I'm not an engineer but I know the outcomes (error-tolerance) of both brittle (those which must work perfectly if they are to work at all) and resilient systems (those which tolerate hardware/software error but still respond successfully). Designing a reverser system that is both resilient and does it's job well without undue risk to the aircraft is a challenge for the engineers. The prevention of accidental deployment in such designs rather than designing a system with "the aftermath" of such deployment in mind, has been a decision of the industry. Accidental deployment is generally viewed, with justification, as a rare though not impossible event- the choice of the industry would be based upon experience, capabilities, weight, complexity, reliability and costs. The reverser systems on the MD80 fleet type are essentially the same as the B737 fleet type - they've been around a long, long time and they're successful systems as proven by the stats...(someone posted a list of such deployments a few pages back - remarkable record really, when one considers perhaps a billion flights in these types from the mid-60's to today with the same basic design). Likely the decision regarding throttles-to-idle was made in this context - rarity, need and cost.

Regarding inhibition of warnings, I can't speak to the MD80 type; the DC9 may have but I can't recall - it was a superb, but pretty basic airplane at the time as was the 737 design. The Airbus 320 type does inhibit non-emergency/non-essential messages according to flight regime. A reverser-unlocked message is inhibited until 1500' on the Airbus, likely because they consider the airplane controllable - also, it was certified this way, with the same assumptions. Again, in the sim it is something one would need to be aggressive with but yaw and roll are not uncontrollable. Again too, FADEC reduces engine thrust to IDLE immediately.

Re,
These issues are all part of the certification process for a particular design. Once such criteria are established, it all comes down to training for such events.
Precisely!

On that point, I would like to digress a moment.

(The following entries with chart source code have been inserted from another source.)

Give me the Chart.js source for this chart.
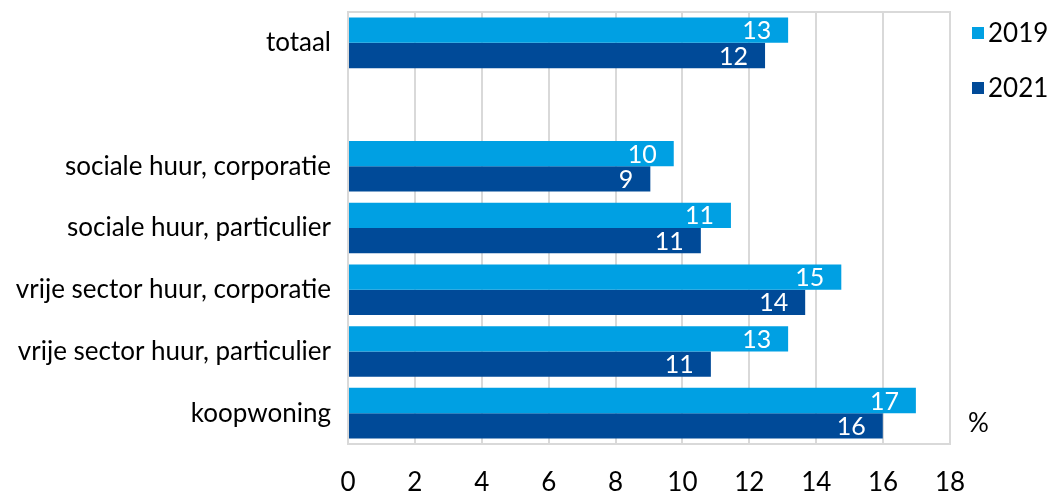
<!DOCTYPE html>
<html><head><meta charset="utf-8">
<script src="https://cdn.jsdelivr.net/npm/chart.js@4"></script>
<style>html,body{margin:0;padding:0;background:#fff}#wrap{width:1057px;height:495px}</style>
</head><body><div id="wrap"><canvas id="c" width="1057" height="495"></canvas></div>
<script>
const categories = ['totaal', '', 'sociale huur, corporatie', 'sociale huur, particulier', 'vrije sector huur, corporatie', 'vrije sector huur, particulier', 'koopwoning'];
const values2019 = [13.16, null, 9.74, 11.45, 14.75, 13.16, 16.98];
const values2021 = [12.47, null, 9.04, 10.55, 13.67, 10.85, 15.99];
const labels2019 = [13, null, 10, 11, 15, 13, 17];
const labels2021 = [12, null, 9, 11, 14, 11, 16];
const xTicks = [0, 2, 4, 6, 8, 10, 12, 14, 16, 18];
const seriesNames = ['2019', '2021'];
const seriesColors = ['#00A0E3', '#004A98'];
const unitLabel = '%';

const FONT = 'Lato, "Open Sans", sans-serif';

const extras = {
  id: 'extras',
  afterDatasetsDraw(chart) {
    const ctx = chart.ctx;
    const a = chart.chartArea;
    ctx.save();
    ctx.strokeStyle = '#d9d9d9';
    ctx.lineWidth = 2;
    ctx.strokeRect(a.left, a.top, a.right - a.left, a.bottom - a.top);
    ctx.font = '25px ' + FONT;
    ctx.fillStyle = '#ffffff';
    ctx.textAlign = 'right';
    ctx.textBaseline = 'middle';
    const lbls = [labels2019, labels2021];
    chart.data.datasets.forEach((ds, i) => {
      const meta = chart.getDatasetMeta(i);
      meta.data.forEach((bar, j) => {
        if (lbls[i][j] == null) return;
        ctx.fillText(String(lbls[i][j]), bar.x - 17, bar.y + 1);
      });
    });
    // legend
    ctx.font = '26px ' + FONT;
    ctx.textAlign = 'left';
    const legendY = [33, 88];
    seriesNames.forEach((n, i) => {
      ctx.fillStyle = seriesColors[i];
      ctx.fillRect(a.right + 22, legendY[i] - 6, 12, 12);
      ctx.fillStyle = '#000';
      ctx.fillText(n, a.right + 38, legendY[i] + 1);
    });
    ctx.fillStyle = '#000';
    ctx.fillText(unitLabel, a.right + 18, 424);
    ctx.restore();
  }
};

new Chart(document.getElementById('c'), {
  type: 'bar',
  data: {
    labels: categories,
    datasets: [
      { label: seriesNames[0], data: values2019, backgroundColor: seriesColors[0], borderWidth: 0 },
      { label: seriesNames[1], data: values2021, backgroundColor: seriesColors[1], borderWidth: 0 }
    ]
  },
  options: {
    indexAxis: 'y',
    responsive: false,
    animation: false,
    devicePixelRatio: 1,
    categoryPercentage: 0.82,
    barPercentage: 1.0,
    layout: { padding: { top: 12, right: 107, bottom: 0, left: 0 } },
    scales: {
      x: {
        min: 0, max: 18,
        afterBuildTicks(scale) { scale.ticks = xTicks.map(v => ({ value: v })); },
        afterFit(scale) { scale.height = 51; },
        grid: { color: '#d9d9d9', lineWidth: 2, drawTicks: false },
        border: { display: false },
        ticks: { color: '#000', font: { size: 26, family: FONT, lineHeight: 1.2 }, padding: 23, maxRotation: 0 }
      },
      y: {
        afterFit(scale) { scale.width = 348; },
        grid: { display: true, color: 'transparent', drawOnChartArea: false, drawTicks: true, tickLength: 17, tickColor: 'transparent' },
        border: { display: false },
        ticks: { color: '#000', font: { size: 26, family: FONT, lineHeight: 0.9 }, padding: 0, autoSkip: false }
      }
    },
    plugins: {
      legend: { display: false },
      tooltip: { enabled: false }
    }
  },
  plugins: [extras]
});
</script></body></html>
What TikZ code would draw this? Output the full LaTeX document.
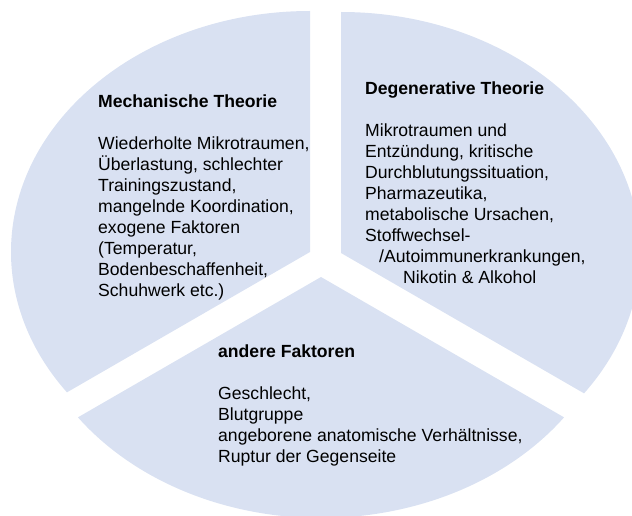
\documentclass[tikz,border=0pt]{standalone}
\usepackage{fontspec}
\setmainfont{Liberation Sans}
\definecolor{slice}{HTML}{D9E1F2}
\begin{document}
\begin{tikzpicture}[x=1pt,y=1pt,
  sector/.style={fill=slice},
  blocktext/.style={anchor=base west, inner sep=0pt, align=left,
    font=\fontsize{17.6}{21}\selectfont}]
\useasboundingbox (0,0) rectangle (632,515);
\clip (0,0) rectangle (632,515);
% apexes of the three exploded sectors
\coordinate (L) at (310,263);
\coordinate (R) at (341,262);
\coordinate (B) at (321,238);
% left sector: 90 deg to 210 deg
\fill[sector] (L) -- ++(0,241pt)
  arc[start angle=90, end angle=215.62, x radius=299pt, y radius=241pt] -- cycle;
% right sector: 90 deg to -30 deg
\fill[sector] (R) -- ++(0,241pt)
  arc[start angle=90, end angle=-35.62, x radius=299pt, y radius=241pt] -- cycle;
% bottom sector: 210 deg to 330 deg
\fill[sector] (B) -- ++(215.62:299pt and 241pt)
  arc[start angle=215.62, end angle=324.38, x radius=299pt, y radius=241pt] -- cycle;

% text blocks, placed by the baseline of their last line
\node[blocktext] (mech) at (98,218.3) {\textbf{Mechanische Theorie}\\[21pt]
Wiederholte Mikrotraumen,\\
Überlastung, schlechter\\
Trainingszustand,\\
mangelnde Koordination,\\
exogene Faktoren\\
(Temperatur,\\
Bodenbeschaffenheit,\\
Schuhwerk etc.)};

\node[blocktext] (degen) at (365,231.7) {\textbf{Degenerative Theorie}\\[21pt]
Mikrotraumen und\\
Entzündung, kritische\\
Durchblutungssituation,\\
Pharmazeutika,\\
metabolische Ursachen,\\
Stoffwechsel-\\
\hspace*{14pt}/Autoimmunerkrankungen,\\
\hspace*{38pt}Nikotin \& Alkohol};

\node[blocktext] (other) at (218,53) {\textbf{andere Faktoren}\\[21pt]
Geschlecht,\\
Blutgruppe\\
angeborene anatomische Verhältnisse,\\
Ruptur der Gegenseite};
\end{tikzpicture}
\end{document}
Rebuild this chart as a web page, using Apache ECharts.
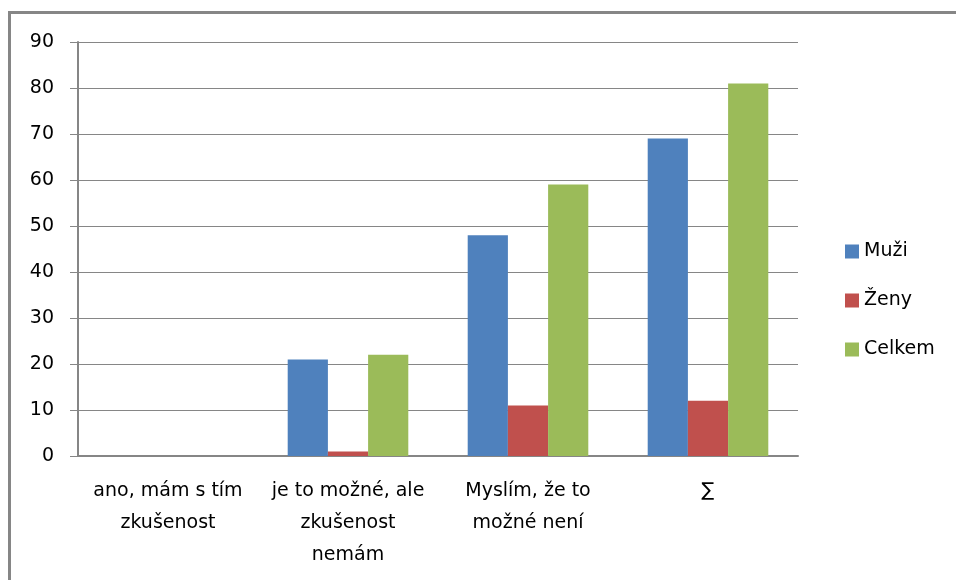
<!DOCTYPE html>
<html lang="cs">
<head>
    <meta charset="UTF-8">
    <title>Graf</title>
    <script src="https://cdn.jsdelivr.net/npm/echarts@6.0.0/dist/echarts.min.js"></script>
    <style>
        html, body { margin: 0; padding: 0; background: #fff; }
        #chart { width: 956px; height: 580px; }
    </style>
</head>
<body>
    <div id="chart"></div>
    <script>
        // data
        var categories = ['ano, mám s tím\nzkušenost', 'je to možné, ale\nzkušenost\nnemám', 'Myslím, že to\nmožné není', '∑'];
        var muzi = [0, 21, 48, 69];
        var zeny = [0, 1, 11, 12];
        var celkem = [0, 22, 59, 81];

        var font = 'DejaVu Sans';
        var chart = echarts.init(document.getElementById('chart'));

        var option = {
            animation: false,
            color: ['#4f81bd', '#c0504d', '#9bbb59'],
            graphic: [{
                type: 'rect',
                shape: { x: 9.5, y: 12.5, width: 1000, height: 1000 },
                style: { fill: 'none', stroke: '#868686', lineWidth: 3 }
            }],
            grid: { left: 78, right: 158, top: 42, bottom: 124 },
            legend: {
                orient: 'vertical',
                left: 840,
                top: 237,
                itemWidth: 14,
                itemHeight: 14,
                itemGap: 30,
                icon: 'rect',
                textStyle: { fontFamily: font, fontSize: 19, color: '#000' },
                data: ['Muži', 'Ženy', 'Celkem']
            },
            xAxis: {
                type: 'category',
                data: categories,
                axisLine: { lineStyle: { color: '#868686', width: 2 } },
                axisTick: { length: 9, lineStyle: { color: '#868686' } },
                axisLabel: {
                    fontFamily: font, fontSize: 19, color: '#000',
                    lineHeight: 32, margin: 19, interval: 0
                }
            },
            yAxis: {
                type: 'value',
                min: 0,
                max: 90,
                interval: 10,
                axisLine: { show: true, lineStyle: { color: '#868686', width: 2 } },
                axisTick: { show: true, length: 8, lineStyle: { color: '#868686' } },
                splitLine: { lineStyle: { color: '#868686', width: 1 } },
                axisLabel: { fontFamily: font, fontSize: 19, color: '#000', margin: 24, padding: [4, 0, 0, 0] }
            },
            series: [
                { name: 'Muži', type: 'bar', data: muzi, barGap: '0%', barCategoryGap: '33%' },
                { name: 'Ženy', type: 'bar', data: zeny },
                { name: 'Celkem', type: 'bar', data: celkem }
            ]
        };

        chart.setOption(option);
    </script>
</body>
</html>
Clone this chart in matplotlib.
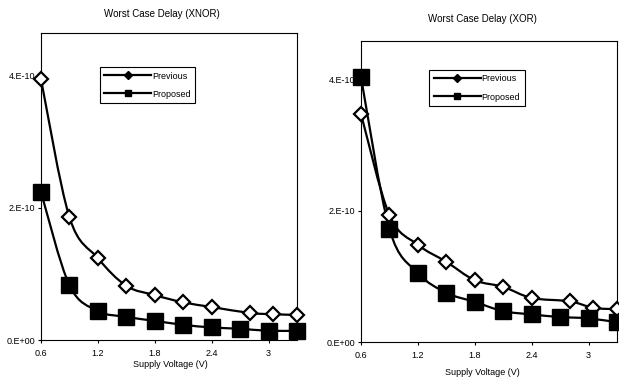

Perhaps out of this thread, among many benefits for those who persist and read but who aren't in aviation, is a notion of how often the cost-benefit equation comes up.

Perhaps out of such (rare, thankfully) public dialogues, people who want a ticket for 20 bucks may come to realize that like their car, their house and perhaps their life, airplanes and their operation, through millions of decisions, are one huge compromise and not the perfect machines (nor the perfect systems) that people assume.

They might also begin to realize that their comfortable, warm seat in a machine that is doing almost a thousand feet per second doesn't come without a price and that "29 Euros, dollars, etc" simply can't sustain a viable, safe aviation enterprise for long.

The potential for some appreciation of this point is present in this and other threads - those who literally whine about the price of an airline ticket by bringing their sense of entitlement to low prices from the department store to an airline need to consider their complaints and perhaps even hypocritical commentary within this very important context.

The angry, innocent and, after an accident, entirely reasonable question, "why?", will always have several components where failure first manifests, and which, until the moment of the accident, may remain known but unaddressed by cost-conscious managers who are trying to do their "very best" for shareholders.

Flight safety departments and programs are increasingly expected, by new-age, MBA'd managers, to be "profit centers". Flight Safety departments, if they exist at all at an airline, are expensive and, to the bean-counters and flight operations managers who spend too much time flying a desk, produce "nothing" and are therefore difficult to justify in both good and bad times.

Flight Safety departments are not "profit centers" however, unless the protection of the shareholder investment and keeping people safe in airplanes is accepted as contributing to profit by not causing lossess.

Such departments are iintended to be an independant intervenor when the commercial aspect of an enterprise takes too high a priority over risk but too often, such departments are seen as backwaters - as career-ending dead-end paths in a corporate world, instead of sharing center-stage with those departments which must make sure that costs are controlled.

Airlines teach the public that they can do this cheaply; "lo-cost" can be done, and safely, but the principles of aviation do not go away; they cost money and it takes more than twenty Euros/dollars to do the work.

The "inventory" for an airline is time and an empty seat which are both ephemeral ! - THAT is all an airline has to sell, (service, of course, but who's travelled lately?!). Once the airplane door is shut, those two "commoditites" disappear forever, irrecoverable assets lost to time but which have had to be paid for nonetheless. Thus the squeeze. Thus the need to fill every seat and even then, a full flight may not be breaking even.

These are the economic realities of all airlines. The next time one complains about the price of a ticket, consider that you are not buying a ticket from A to B. You are paying thousands of people dedicated to your safe arrival, a few pennies each for their services.

Sorry for the diversion...

sevenstrokeroll;
Isn't it possible that the flaps/slats were extended in a recovery effort, but too late? That would explain finding the slats extended.
I think the times involved (seconds) and the circumstances faced by the crew (which, if the slats/flaps were retracted, would not be apparent until rotation/liftoff) would not permit such action, nor would the surfaces achieve their extended position as shown, in the time available.

Last edited by PJ2; 30th Aug 2008 at 15:06.